Thursday, the major indexes all fell more than 1% after data showed that inflation rose at a faster clip than expected in January. With markets unable to pinpoint when inflation will peak, the idea that the Fed may raises rates by 50 basis points in March, rather than 25 basis points, now seems highly plausible. There’s a 56% chance of a 50 basis point hike at the Fed’s next meeting, according to the fed funds futures market.
That sent bond yields higher on Thursday. The 2-year Treasury yield, which tries to forecast the level of short-term interest rates over the next couple of years, was up to 1.53% on Friday from around 1.36% just before the inflation result Thursday. The 10-year Treasury yield on Friday was sitting at just under 2%, its highest level since 2019.

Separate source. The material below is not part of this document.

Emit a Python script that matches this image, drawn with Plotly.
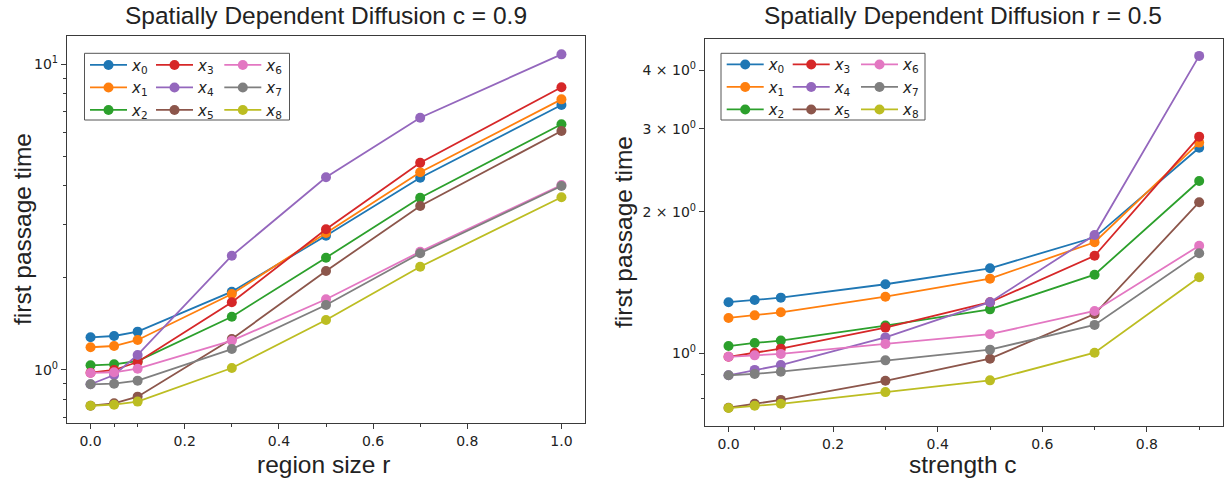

While expectations are that the Fed is getting more aggressive, those bets are down slightly from their peaks, and that was helping stocks recover on Friday morning, before the market reversed those gains. Both of those Treasury yields are below their highest levels from Thursday, and the chances of a 50 basis point rate hike are down from 96% Thursday.
But then came the poor consumer sentiment result. At some point, inflation will make consumers less willing to spend money. The University of Michigan’s consumer sentiment survey fell to 61.7 in February, the lowest level in a decade and below expectations for 67.5. “Consumers are really unhappy with the economy,” wrote Bill Adams, chief economist at Comerica Bank.
Also not helping the stock market were signs of increased tensions between Russia and Ukraine. US National Security Advisor Jake Sullivan said in a Friday White House Press briefing that Russia could invade Ukraine during the Winter Olympics.
That’s sending the price of West Texas Intermediate Crude oil up more than 4% to over $ 93 a barrel. That’s because Russian aggression could be met with sanctions on the country’s oil from the US or Europe, which might restrict the oil supply. That’s the last thing the stock market needs, with inflation already starting to dent the consumer’s willingness to spend, the Fed likely to raise interest rates, and the price of oil already moving higher this year.
Overseas, London’s
FTSE 100
fell 0.2%, and Hong Kong’s
Hang Seng Index
declined 0.1% to end the trading week in Asia.
Here are five stocks on the move Friday:
Zillow
(ticker: ZG) jumped 12% following the company’s better-than-estimated quarterly results, released late Thursday. The group also detailed positive progress on exiting its embattled iBuying business, selling off inventory more quickly and at better prices than expected.
British American Tobacco
(BTI) moved 4.3% higher, with the tobacco giant’s London-listed stock up 0.6%, after the group reported results. Revenue beat estimates even as full-year earnings fell short; the company also announced a £ 2 billion ($ 2.7 billion) share buyback program this year.
Affirm
(AFRM) stock fell 21% after the company reported a loss of 57 cents a share, wider than the expected loss of 22 cents a share, on sales of $ 361 million, above expectations for $ 329 million.
Expedia Group
(EXPE) stock gained 4% after the company reported a profit of $ 1.06 a share, beating estimates of 60 cents a share, on sales of $ 2.8 billion, above expectations for $ 2.3 billion.
Texas Instruments
(TXN) stock fell 2.8% after getting downgraded to Hold from Buy at Edward Jones.